Le traité des pandémies va-t-il être ratifié par les parlements des États membres ?
Une journaliste de Politico a également demandé des précisions légales sur la ratification de ce traité par les États membres, notamment si celui-ci sera soumis aux parlements nationaux et s’il pourrait rencontrer des obstacles juridiques.
Precious Matsoso a souligné que les États membres avaient plusieurs options, mais que ce traité comportait des « obligations fortes » qu’ils comprennent comme nécessaires, même si « certains d’entre eux ne sont pas à l’aise ». « Il y a aussi des discussions en cours sur l’architecture légale qui sera acceptable », a ajouté Matsoso, soulignant que les pays travaillaient encore sur « le texte le plus approprié qui peut être incorporé ».

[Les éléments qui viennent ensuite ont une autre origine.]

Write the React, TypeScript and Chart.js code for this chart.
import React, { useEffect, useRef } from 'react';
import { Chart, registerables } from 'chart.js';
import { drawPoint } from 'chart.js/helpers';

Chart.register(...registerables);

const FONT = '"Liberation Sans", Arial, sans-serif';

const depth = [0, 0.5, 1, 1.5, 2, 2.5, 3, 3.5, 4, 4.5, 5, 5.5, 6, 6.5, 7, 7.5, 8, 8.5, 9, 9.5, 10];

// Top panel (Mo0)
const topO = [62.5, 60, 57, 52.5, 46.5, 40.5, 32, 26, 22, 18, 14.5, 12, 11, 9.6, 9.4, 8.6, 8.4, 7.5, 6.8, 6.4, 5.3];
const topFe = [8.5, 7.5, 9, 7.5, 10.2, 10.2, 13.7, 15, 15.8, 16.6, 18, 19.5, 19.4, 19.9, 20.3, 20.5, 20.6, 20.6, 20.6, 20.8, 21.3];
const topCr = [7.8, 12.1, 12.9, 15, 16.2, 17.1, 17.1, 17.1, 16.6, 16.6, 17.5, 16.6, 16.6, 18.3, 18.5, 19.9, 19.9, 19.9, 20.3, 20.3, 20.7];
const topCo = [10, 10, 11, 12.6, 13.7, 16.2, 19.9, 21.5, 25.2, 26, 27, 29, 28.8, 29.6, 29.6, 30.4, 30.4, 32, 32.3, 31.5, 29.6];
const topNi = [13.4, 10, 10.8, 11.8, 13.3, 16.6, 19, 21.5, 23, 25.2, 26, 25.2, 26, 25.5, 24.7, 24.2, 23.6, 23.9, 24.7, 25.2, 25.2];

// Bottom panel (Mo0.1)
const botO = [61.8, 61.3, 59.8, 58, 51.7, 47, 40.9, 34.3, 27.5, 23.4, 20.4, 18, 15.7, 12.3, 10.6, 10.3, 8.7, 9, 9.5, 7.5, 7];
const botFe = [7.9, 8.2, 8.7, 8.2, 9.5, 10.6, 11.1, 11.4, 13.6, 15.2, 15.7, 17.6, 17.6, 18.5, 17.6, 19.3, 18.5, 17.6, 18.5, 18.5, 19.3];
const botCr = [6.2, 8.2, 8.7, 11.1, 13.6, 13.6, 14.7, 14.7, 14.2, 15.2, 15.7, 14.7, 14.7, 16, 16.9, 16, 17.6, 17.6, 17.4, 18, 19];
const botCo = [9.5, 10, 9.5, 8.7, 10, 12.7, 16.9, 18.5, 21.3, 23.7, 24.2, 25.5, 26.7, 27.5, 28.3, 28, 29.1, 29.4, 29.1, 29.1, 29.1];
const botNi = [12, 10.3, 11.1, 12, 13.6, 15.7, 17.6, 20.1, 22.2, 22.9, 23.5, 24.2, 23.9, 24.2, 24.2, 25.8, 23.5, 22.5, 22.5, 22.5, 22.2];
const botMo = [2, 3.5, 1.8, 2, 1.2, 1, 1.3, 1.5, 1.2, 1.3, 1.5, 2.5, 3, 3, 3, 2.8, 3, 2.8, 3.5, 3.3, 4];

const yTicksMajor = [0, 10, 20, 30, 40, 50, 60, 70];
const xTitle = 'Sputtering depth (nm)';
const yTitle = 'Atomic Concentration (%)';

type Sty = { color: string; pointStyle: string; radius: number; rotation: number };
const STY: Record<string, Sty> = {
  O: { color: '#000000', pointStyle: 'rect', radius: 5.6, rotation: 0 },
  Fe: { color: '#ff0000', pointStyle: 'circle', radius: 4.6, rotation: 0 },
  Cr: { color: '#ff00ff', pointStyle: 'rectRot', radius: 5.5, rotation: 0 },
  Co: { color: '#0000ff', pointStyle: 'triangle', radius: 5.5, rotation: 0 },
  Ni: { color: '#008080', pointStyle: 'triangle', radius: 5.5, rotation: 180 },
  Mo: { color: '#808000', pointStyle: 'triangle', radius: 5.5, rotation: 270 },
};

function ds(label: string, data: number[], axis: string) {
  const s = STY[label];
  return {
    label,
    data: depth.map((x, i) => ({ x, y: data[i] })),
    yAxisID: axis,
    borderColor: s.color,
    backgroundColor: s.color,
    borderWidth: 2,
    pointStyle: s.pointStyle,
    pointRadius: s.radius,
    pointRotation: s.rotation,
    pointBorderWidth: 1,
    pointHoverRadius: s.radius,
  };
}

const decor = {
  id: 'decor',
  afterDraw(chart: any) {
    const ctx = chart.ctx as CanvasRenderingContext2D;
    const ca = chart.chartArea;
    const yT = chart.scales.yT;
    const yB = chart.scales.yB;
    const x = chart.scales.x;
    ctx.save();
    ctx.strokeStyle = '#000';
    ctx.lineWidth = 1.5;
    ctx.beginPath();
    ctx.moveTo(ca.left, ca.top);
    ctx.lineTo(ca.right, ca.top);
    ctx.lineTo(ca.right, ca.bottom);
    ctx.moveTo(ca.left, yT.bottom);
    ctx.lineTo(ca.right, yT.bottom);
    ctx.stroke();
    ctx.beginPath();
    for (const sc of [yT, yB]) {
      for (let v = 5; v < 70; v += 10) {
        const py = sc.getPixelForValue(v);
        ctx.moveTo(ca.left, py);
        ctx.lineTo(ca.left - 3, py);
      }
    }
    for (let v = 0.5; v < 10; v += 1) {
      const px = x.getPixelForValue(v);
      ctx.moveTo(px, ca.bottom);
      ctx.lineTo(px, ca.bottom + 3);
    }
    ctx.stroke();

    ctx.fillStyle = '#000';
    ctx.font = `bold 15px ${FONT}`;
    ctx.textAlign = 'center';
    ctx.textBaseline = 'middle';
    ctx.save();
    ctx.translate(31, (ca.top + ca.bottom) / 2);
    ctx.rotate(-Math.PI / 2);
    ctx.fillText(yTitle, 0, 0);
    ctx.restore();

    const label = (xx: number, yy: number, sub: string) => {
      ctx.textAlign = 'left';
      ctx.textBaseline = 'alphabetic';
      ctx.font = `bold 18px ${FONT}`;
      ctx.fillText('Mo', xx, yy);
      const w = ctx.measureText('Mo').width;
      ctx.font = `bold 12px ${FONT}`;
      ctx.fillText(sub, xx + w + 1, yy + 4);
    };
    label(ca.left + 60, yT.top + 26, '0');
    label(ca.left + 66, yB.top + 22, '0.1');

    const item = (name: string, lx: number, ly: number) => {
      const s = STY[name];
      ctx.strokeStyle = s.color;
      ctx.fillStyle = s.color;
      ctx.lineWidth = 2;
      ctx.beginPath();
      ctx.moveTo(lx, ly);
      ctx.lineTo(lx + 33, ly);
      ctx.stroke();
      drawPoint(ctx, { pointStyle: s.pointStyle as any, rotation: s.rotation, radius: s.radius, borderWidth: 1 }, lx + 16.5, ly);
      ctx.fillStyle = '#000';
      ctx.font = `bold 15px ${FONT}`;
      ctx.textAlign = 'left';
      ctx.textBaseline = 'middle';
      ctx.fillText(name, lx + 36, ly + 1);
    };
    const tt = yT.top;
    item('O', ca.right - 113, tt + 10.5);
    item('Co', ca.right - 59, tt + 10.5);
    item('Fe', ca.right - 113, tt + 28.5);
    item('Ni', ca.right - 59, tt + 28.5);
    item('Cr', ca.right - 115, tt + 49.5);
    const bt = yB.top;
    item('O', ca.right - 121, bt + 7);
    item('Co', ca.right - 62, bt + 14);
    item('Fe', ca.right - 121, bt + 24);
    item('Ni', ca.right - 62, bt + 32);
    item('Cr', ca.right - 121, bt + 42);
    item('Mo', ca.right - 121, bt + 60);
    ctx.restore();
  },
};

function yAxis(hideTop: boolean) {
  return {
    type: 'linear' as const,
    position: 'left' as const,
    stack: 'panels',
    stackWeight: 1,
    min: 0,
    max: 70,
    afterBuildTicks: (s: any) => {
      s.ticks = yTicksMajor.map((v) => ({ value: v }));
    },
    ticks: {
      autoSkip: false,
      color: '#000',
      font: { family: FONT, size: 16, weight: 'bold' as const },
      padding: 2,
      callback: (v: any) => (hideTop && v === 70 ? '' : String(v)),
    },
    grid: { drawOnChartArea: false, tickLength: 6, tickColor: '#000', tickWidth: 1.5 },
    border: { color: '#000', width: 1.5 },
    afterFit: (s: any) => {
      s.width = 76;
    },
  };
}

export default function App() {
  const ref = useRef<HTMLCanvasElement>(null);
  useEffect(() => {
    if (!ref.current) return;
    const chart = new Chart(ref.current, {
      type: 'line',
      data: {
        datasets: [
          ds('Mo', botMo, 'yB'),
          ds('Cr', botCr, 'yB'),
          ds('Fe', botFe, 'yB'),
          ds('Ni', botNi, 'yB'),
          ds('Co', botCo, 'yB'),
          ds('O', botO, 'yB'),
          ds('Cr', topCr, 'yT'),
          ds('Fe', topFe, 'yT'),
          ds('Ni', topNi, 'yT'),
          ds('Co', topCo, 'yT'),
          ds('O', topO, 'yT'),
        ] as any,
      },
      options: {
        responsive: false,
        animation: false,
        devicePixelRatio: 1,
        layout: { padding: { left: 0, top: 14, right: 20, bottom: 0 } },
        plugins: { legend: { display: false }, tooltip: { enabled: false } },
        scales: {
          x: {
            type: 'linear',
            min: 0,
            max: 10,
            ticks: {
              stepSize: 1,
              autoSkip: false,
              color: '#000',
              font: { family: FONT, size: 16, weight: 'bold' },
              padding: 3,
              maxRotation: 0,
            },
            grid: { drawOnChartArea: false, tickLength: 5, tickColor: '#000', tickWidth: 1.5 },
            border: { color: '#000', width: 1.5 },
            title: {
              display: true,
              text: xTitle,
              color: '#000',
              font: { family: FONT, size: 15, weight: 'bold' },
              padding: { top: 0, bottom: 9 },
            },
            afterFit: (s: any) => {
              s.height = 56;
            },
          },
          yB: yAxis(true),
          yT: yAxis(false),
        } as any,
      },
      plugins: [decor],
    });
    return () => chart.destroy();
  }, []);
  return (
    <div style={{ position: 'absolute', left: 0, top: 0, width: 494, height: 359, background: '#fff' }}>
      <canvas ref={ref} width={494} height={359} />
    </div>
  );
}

Quel rôle pour l’architecture de Santé, One Health ?
Kerry Cullinan de Health Policy Watch a évoqué l’approche One Health ou « Une seule santé », que l’OMS présente également comme la nouvelle architecture de Santé. Cette approche permet à l’OMS de donner des directives aux États membres. La journaliste a indiqué que One Health était mentionnée dans « une sorte d’annexe qui sera déterminée plus tard ». « Allez-vous toujours garder cela de côté et apporter plus de détails par la suite alors que le traité est sur le point d’être ratifié ? »

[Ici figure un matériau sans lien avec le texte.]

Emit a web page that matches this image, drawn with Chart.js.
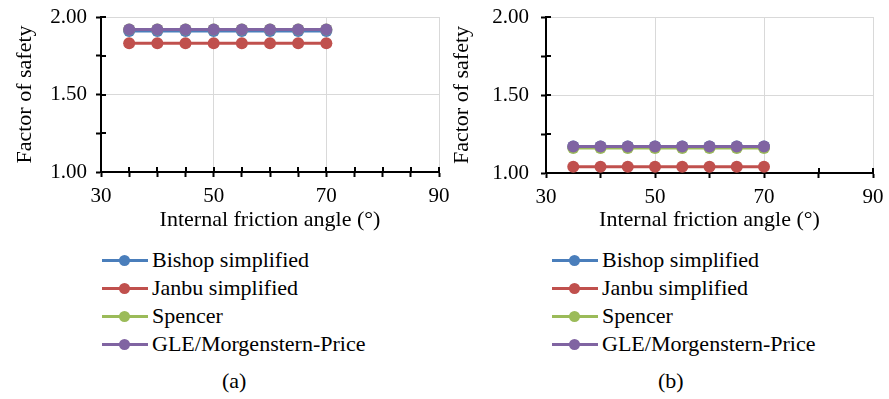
<!DOCTYPE html>
<html>
<head>
<meta charset="utf-8">
<script src="https://cdn.jsdelivr.net/npm/chart.js@4.4.1/dist/chart.umd.min.js"></script>
<style>
  html, body { margin: 0; padding: 0; background: #ffffff; }
  body { width: 889px; height: 399px; position: relative; overflow: hidden; }
  canvas { position: absolute; top: 0; }
  .legend { position: absolute; top: 246px; font-size: 22px; color: #000; }
  .item { height: 28px; display: flex; align-items: center; white-space: nowrap; }
  .mark { position: relative; width: 46px; height: 3px; margin-right: 4px; }
  .mark .dot { position: absolute; left: 17px; top: -4px; width: 11px; height: 11px; border-radius: 50%; }
  .cap { position: absolute; top: 368px; font-size: 22px; }
</style>
</head>
<body style="font-family:'Liberation Serif', serif">
<canvas id="cA" width="450" height="235" style="left:0px"></canvas>
<canvas id="cB" width="445" height="235" style="left:444px"></canvas>
<div class="legend" id="legA" style="left:102px; font-family:'Liberation Serif', serif"></div>
<div class="legend" id="legB" style="left:552px; font-family:'Liberation Serif', serif"></div>
<div class="cap" id="capA" style="left:222px; font-family:'Liberation Serif', serif">(a)</div>
<div class="cap" id="capB" style="left:658px; font-family:'Liberation Serif', serif">(b)</div>
<script>
// ---- data ----
const angles = [35, 40, 45, 50, 55, 60, 65, 70];
const seriesNames = ["Bishop simplified", "Janbu simplified", "Spencer", "GLE/Morgenstern-Price"];
const seriesColors = ["#4A7EBB", "#C0504D", "#9BBB59", "#8064A2"];

const bishopA  = [1.91, 1.91, 1.91, 1.91, 1.91, 1.91, 1.91, 1.91];
const janbuA   = [1.83, 1.83, 1.83, 1.83, 1.83, 1.83, 1.83, 1.83];
const spencerA = [1.92, 1.92, 1.92, 1.92, 1.92, 1.92, 1.92, 1.92];
const gleA     = [1.92, 1.92, 1.92, 1.92, 1.92, 1.92, 1.92, 1.92];

const bishopB  = [1.17, 1.17, 1.17, 1.17, 1.17, 1.17, 1.17, 1.17];
const janbuB   = [1.04, 1.04, 1.04, 1.04, 1.04, 1.04, 1.04, 1.04];
const spencerB = [1.16, 1.16, 1.16, 1.16, 1.16, 1.16, 1.16, 1.16];
const gleB     = [1.17, 1.17, 1.17, 1.17, 1.17, 1.17, 1.17, 1.17];

const xTickLabels = [30, 50, 70, 90];
const yTickLabels = [1.00, 1.50, 2.00];
const xTitle = "Internal friction angle (°)";
const yTitle = "Factor of safety";

// ---- helpers ----
const FONT = "'Liberation Serif', serif";
Chart.defaults.font.family = FONT;
Chart.defaults.color = '#000';

const crossTicks = {
  id: 'crossTicks',
  beforeDatasetsDraw(chart) {
    const ctx = chart.ctx;
    const xs = chart.scales.x, ys = chart.scales.y;
    const a = chart.chartArea;
    ctx.save();
    ctx.strokeStyle = '#000';
    ctx.lineWidth = 2;
    ctx.beginPath();
    xs.ticks.forEach(t => {
      const px = Math.round(xs.getPixelForValue(t.value));
      ctx.moveTo(px, a.bottom);
      ctx.lineTo(px, a.bottom - 5);
    });
    ys.ticks.forEach(t => {
      const py = Math.round(ys.getPixelForValue(t.value));
      ctx.moveTo(a.left, py);
      ctx.lineTo(a.left + 5, py);
    });
    ctx.stroke();
    ctx.restore();
  }
};

function makeDatasets(vals) {
  return vals.map((v, i) => ({
    label: seriesNames[i],
    data: angles.map((x, k) => ({ x: x, y: v[k] })),
    borderColor: seriesColors[i],
    backgroundColor: seriesColors[i],
    pointBackgroundColor: seriesColors[i],
    pointBorderColor: seriesColors[i],
    borderWidth: 3,
    pointRadius: 6,
    pointBorderWidth: 0,
    tension: 0,
    order: vals.length - i
  }));
}

function makeChart(id, vals, opt) {
  return new Chart(document.getElementById(id), {
    type: 'line',
    data: { datasets: makeDatasets(vals) },
    plugins: [crossTicks],
    options: {
      responsive: false,
      devicePixelRatio: 1,
      animation: false,
      events: [],
      layout: { padding: { left: 0, right: opt.padRight, top: 17, bottom: 0 } },
      plugins: { legend: { display: false }, tooltip: { enabled: false } },
      scales: {
        x: {
          type: 'linear',
          min: 30, max: 90,
          afterFit: s => { s.height = opt.xHeight; s.paddingLeft = 0; s.paddingRight = 0; },
          ticks: {
            stepSize: opt.xStep,
            autoSkip: false,
            maxRotation: 0,
            padding: 7,
            color: '#000',
            font: { family: FONT, size: 21 },
            callback: v => xTickLabels.includes(v) ? String(v) : ''
          },
          grid: {
            drawTicks: true,
            tickLength: 5,
            tickWidth: 2,
            tickColor: '#000',
            lineWidth: 1,
            color: c => (c.tick && xTickLabels.includes(c.tick.value) && c.tick.value !== 30) ? '#D9D9D9' : 'rgba(0,0,0,0)'
          },
          border: { display: true, color: '#000', width: 2 },
          title: { display: true, text: xTitle, color: '#000', font: { family: FONT, size: 22 }, padding: { top: 0, bottom: 2 } }
        },
        y: {
          type: 'linear',
          min: 1, max: 2,
          afterFit: s => { s.width = opt.yWidth; s.paddingTop = 0; s.paddingBottom = 0; },
          ticks: {
            stepSize: 0.25,
            autoSkip: false,
            padding: opt.yLabelPad,
            color: '#000',
            font: { family: FONT, size: 21 },
            callback: v => yTickLabels.some(t => Math.abs(t - v) < 1e-9) ? v.toFixed(2) : ''
          },
          grid: {
            drawTicks: true,
            tickLength: 5,
            tickWidth: 2,
            tickColor: '#000',
            lineWidth: 1,
            color: c => (c.tick && Math.abs(c.tick.value * 2 - Math.round(c.tick.value * 2)) < 1e-9 && c.tick.value > 1) ? '#D9D9D9' : 'rgba(0,0,0,0)'
          },
          border: { display: true, color: '#000', width: 2 },
          title: { display: true, text: yTitle, color: '#000', font: { family: FONT, size: 22 }, padding: { top: opt.yTitlePad, bottom: 0 } }
        }
      }
    }
  });
}

function buildLegend(id) {
  const el = document.getElementById(id);
  seriesNames.forEach((name, i) => {
    const item = document.createElement('div');
    item.className = 'item';
    const mark = document.createElement('span');
    mark.className = 'mark';
    mark.style.background = seriesColors[i];
    const dot = document.createElement('span');
    dot.className = 'dot';
    dot.style.background = seriesColors[i];
    mark.appendChild(dot);
    const txt = document.createElement('span');
    txt.textContent = name;
    item.appendChild(mark);
    item.appendChild(txt);
    el.appendChild(item);
  });
}
buildLegend('legA');
buildLegend('legB');

function drawAll() {
  makeChart('cA', [bishopA, janbuA, spencerA, gleA], { padRight: 11, xHeight: 63, yWidth: 101, xStep: 5, yLabelPad: 9, yTitlePad: 12 });
  makeChart('cB', [bishopB, janbuB, spencerB, gleB], { padRight: 16, xHeight: 62, yWidth: 102, xStep: 10, yLabelPad: 12, yTitlePad: 5 });
}
if (document.fonts && document.fonts.load) {
  Promise.all([
    document.fonts.load("21px 'Liberation Serif'"),
    document.fonts.load("22px 'Liberation Serif'")
  ]).then(drawAll, drawAll);
} else {
  drawAll();
}
</script>
</body>
</html>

Amperoux a répondu que « les États membres discutent toujours de cette question, ce qui concerne l’architecture légale de l’accord ». « Je suis désolée, mais je ne peux pas répondre aujourd’hui. »
L’ambassadrice française a également tenu à souligner le problème de désinformation entourant ce traité sur les pandémies, notamment en ce qui concerne le transfert de souveraineté, qu’elle qualifie de « problème clé ».